Extension unlikely for Pakistan Army chief
By IANSFriday, March 12, 2010
ISLAMABAD - Pakistan Army chief Gen. Ashfaq Parvez Kayani, who is due to retire in October, is unlikely to get an extension, a close aide of President Asif Ali Zardari has said.
However, the repeal of a controversial constitutional amendment could see him continue in office as Prime Minister Yousuf Raza Gilani would then take a call on the issue.
Neither the army chief nor anyone from the (ruling) Pakistan Peoples Party has forwarded a proposal to the president in this regard, Fauzia Wahab, PPP’s central information secretary, has been quoted as saying this week.

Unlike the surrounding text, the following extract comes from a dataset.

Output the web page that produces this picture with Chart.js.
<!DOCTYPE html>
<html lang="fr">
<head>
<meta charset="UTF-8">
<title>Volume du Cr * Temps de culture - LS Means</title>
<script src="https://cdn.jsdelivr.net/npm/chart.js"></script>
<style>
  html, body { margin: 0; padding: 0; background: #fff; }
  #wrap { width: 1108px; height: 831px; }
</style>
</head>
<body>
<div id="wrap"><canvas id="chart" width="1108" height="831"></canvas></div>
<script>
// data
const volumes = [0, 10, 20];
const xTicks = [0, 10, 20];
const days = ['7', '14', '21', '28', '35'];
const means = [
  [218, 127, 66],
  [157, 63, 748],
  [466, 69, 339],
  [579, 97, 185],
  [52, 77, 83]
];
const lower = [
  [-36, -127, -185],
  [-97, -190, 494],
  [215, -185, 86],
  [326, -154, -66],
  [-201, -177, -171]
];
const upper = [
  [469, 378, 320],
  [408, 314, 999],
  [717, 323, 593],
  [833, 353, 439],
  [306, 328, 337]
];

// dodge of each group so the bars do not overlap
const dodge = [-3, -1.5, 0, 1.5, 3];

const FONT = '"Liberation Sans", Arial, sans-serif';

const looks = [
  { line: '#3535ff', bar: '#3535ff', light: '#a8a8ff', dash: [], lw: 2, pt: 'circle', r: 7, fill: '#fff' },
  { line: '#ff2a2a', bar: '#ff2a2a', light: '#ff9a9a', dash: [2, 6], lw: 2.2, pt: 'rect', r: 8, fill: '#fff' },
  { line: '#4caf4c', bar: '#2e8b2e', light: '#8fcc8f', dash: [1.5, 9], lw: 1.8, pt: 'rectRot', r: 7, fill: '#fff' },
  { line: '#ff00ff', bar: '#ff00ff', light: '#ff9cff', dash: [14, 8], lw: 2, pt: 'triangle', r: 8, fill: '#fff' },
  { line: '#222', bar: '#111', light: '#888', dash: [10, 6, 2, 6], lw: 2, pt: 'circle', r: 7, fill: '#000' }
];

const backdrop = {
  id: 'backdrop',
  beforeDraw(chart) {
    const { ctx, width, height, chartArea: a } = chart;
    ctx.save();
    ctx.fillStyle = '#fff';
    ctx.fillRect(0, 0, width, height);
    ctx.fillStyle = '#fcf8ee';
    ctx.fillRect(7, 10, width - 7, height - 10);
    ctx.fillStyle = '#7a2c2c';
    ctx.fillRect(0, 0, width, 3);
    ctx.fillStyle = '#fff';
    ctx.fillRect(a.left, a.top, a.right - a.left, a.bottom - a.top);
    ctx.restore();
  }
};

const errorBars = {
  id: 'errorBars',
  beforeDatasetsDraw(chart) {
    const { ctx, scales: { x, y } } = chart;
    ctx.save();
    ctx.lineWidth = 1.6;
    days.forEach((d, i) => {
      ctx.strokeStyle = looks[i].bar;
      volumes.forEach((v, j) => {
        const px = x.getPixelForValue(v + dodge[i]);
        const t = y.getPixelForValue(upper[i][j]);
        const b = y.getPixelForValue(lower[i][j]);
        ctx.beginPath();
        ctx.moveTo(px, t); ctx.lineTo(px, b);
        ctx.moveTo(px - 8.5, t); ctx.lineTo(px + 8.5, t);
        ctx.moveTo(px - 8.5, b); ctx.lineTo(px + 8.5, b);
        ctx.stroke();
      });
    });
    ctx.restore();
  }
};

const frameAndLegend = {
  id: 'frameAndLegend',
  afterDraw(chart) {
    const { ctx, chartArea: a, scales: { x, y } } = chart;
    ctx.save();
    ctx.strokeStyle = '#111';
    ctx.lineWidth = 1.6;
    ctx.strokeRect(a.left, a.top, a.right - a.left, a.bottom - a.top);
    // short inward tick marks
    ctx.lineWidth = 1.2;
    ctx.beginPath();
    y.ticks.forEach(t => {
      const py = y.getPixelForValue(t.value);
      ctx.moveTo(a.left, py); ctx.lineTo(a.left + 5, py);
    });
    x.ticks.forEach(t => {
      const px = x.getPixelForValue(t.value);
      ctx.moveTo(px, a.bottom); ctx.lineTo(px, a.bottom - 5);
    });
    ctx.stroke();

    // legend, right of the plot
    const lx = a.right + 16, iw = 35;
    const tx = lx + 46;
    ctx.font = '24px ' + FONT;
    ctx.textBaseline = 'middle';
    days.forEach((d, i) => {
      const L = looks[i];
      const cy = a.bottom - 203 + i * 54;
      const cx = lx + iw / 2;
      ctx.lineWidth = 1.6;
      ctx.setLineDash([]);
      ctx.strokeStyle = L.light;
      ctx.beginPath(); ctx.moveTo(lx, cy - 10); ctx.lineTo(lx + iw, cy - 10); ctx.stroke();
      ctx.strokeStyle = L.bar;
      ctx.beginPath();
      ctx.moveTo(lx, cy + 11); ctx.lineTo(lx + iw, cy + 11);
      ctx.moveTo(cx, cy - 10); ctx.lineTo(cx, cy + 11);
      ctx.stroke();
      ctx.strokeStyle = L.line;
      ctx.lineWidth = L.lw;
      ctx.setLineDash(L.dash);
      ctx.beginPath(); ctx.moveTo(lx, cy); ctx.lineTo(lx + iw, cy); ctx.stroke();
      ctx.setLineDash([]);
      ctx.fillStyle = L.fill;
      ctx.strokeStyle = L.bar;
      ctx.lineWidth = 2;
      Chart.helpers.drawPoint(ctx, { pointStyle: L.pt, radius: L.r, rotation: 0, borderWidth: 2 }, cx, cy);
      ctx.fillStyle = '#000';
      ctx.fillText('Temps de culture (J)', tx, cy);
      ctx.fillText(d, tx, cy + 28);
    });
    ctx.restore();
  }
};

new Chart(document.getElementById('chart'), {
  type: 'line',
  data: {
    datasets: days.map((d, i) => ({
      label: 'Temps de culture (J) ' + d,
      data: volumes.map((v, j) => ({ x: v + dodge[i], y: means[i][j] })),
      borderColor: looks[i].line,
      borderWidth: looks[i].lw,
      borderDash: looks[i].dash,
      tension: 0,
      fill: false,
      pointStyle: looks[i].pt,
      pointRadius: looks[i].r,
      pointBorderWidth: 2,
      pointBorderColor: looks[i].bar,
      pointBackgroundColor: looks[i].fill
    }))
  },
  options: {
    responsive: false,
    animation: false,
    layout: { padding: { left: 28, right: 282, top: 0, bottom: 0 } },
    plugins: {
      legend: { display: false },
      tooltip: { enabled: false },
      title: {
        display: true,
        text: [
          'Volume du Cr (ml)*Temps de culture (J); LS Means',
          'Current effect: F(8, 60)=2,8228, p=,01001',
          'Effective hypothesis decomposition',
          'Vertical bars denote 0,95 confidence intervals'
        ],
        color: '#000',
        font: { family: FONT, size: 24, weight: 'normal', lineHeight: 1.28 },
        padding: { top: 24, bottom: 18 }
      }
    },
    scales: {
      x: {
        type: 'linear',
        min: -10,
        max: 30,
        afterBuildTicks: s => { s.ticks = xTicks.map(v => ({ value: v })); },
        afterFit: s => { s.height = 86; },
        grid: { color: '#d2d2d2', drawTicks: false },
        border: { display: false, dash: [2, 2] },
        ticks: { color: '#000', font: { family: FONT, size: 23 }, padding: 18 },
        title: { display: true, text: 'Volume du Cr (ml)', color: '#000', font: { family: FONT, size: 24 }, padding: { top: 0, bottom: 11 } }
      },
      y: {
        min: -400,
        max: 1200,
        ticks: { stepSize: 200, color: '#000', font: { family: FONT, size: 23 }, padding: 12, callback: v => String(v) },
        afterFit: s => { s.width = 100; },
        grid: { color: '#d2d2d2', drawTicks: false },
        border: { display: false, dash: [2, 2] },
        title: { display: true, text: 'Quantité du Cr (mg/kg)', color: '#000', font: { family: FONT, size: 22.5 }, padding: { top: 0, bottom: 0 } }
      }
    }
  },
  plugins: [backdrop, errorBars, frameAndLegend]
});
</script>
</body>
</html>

Keeping in view past examples, extensions to army chiefs have not proved beneficial for democracy and the country, she added.
At the same time, the repeal of the 17th amendment, pushed through by then president Pervez Musharraf in 2002, would see the return of key executive powers, like those relating to the appointment of the service chiefs, to the prime minister’s office from the presidency.

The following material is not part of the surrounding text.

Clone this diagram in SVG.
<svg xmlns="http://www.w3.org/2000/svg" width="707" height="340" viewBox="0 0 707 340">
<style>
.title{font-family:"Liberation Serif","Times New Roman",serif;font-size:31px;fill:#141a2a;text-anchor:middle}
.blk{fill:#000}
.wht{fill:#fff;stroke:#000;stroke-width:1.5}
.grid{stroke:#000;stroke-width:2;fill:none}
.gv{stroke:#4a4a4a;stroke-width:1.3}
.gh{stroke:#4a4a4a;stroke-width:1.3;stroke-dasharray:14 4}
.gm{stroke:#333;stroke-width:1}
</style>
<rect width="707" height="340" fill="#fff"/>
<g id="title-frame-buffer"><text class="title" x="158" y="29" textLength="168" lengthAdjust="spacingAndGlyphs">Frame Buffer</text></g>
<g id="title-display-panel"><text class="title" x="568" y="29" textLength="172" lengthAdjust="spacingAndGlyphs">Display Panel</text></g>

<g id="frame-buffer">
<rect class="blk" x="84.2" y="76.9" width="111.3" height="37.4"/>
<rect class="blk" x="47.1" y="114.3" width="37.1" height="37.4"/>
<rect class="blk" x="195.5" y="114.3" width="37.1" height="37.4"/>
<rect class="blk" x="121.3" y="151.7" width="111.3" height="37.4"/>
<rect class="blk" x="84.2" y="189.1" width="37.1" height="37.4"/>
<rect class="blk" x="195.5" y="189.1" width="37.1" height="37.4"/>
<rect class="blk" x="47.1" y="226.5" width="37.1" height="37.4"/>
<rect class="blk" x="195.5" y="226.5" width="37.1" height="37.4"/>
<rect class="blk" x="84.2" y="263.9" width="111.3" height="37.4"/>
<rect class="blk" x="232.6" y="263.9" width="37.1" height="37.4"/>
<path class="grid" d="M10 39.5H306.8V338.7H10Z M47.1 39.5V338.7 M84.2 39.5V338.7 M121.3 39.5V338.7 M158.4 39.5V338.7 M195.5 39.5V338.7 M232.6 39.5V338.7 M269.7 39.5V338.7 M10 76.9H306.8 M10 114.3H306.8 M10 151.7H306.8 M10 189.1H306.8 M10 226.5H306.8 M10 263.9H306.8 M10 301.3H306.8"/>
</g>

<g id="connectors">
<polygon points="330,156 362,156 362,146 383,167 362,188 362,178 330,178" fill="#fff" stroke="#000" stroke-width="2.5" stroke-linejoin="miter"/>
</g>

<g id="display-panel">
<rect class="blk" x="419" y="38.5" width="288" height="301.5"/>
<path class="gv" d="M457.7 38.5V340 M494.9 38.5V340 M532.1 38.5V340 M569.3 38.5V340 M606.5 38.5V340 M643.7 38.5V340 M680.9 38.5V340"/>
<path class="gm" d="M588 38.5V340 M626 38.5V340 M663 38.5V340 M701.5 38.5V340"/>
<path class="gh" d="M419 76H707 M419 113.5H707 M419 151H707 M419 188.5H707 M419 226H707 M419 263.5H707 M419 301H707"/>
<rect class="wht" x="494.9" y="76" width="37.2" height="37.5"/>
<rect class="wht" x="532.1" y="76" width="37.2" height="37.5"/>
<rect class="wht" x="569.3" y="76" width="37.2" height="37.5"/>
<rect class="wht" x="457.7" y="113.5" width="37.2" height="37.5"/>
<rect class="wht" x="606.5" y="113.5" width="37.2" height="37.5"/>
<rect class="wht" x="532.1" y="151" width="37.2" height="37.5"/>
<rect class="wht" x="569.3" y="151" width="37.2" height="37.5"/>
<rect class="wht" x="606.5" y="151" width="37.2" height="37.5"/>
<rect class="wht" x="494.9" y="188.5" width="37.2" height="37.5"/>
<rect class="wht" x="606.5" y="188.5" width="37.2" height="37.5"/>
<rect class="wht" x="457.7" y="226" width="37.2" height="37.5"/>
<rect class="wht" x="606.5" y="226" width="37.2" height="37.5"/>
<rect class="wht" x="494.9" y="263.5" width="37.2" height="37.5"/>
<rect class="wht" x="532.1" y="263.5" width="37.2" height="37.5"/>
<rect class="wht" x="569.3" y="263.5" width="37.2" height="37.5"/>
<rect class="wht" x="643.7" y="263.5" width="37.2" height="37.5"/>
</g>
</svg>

Zardari has said the amendment would be repealed but has not set a time line for this.
Kayani’s relations with Zardari have often been described as frosty while those with Gilani are said to be cordial.
In fact, Kayani, along with Gilani, had read Zardari the riot act in March last year when he was soft-pedalling on a pledge to reinstate the Supreme Court judges Musharraf had sacked after imposing an emergency Nov 3, 2007.
This had prompted the lawyers to stage a ‘long march’ to Islamabad. Zardari caved in when the procession entered Islamabad.
Kayani, described as a quiet man, became the army chief Nov 29, 2007 when Musharraf, who was wearing twin hats, stepped down from the post.
He is credited with planning the anti-Taliban operations that began last June in Swat and three other districts of the North West Frontier Province (NWFP) that the militants had virtually taken over.
The operations later shifted to the North and South Waziristan areas of the Federally Administered Tribal Areas (FATA). The military estimates that some 3,000 Taliban fighters have been killed in the operations, which are now in the process of winding down.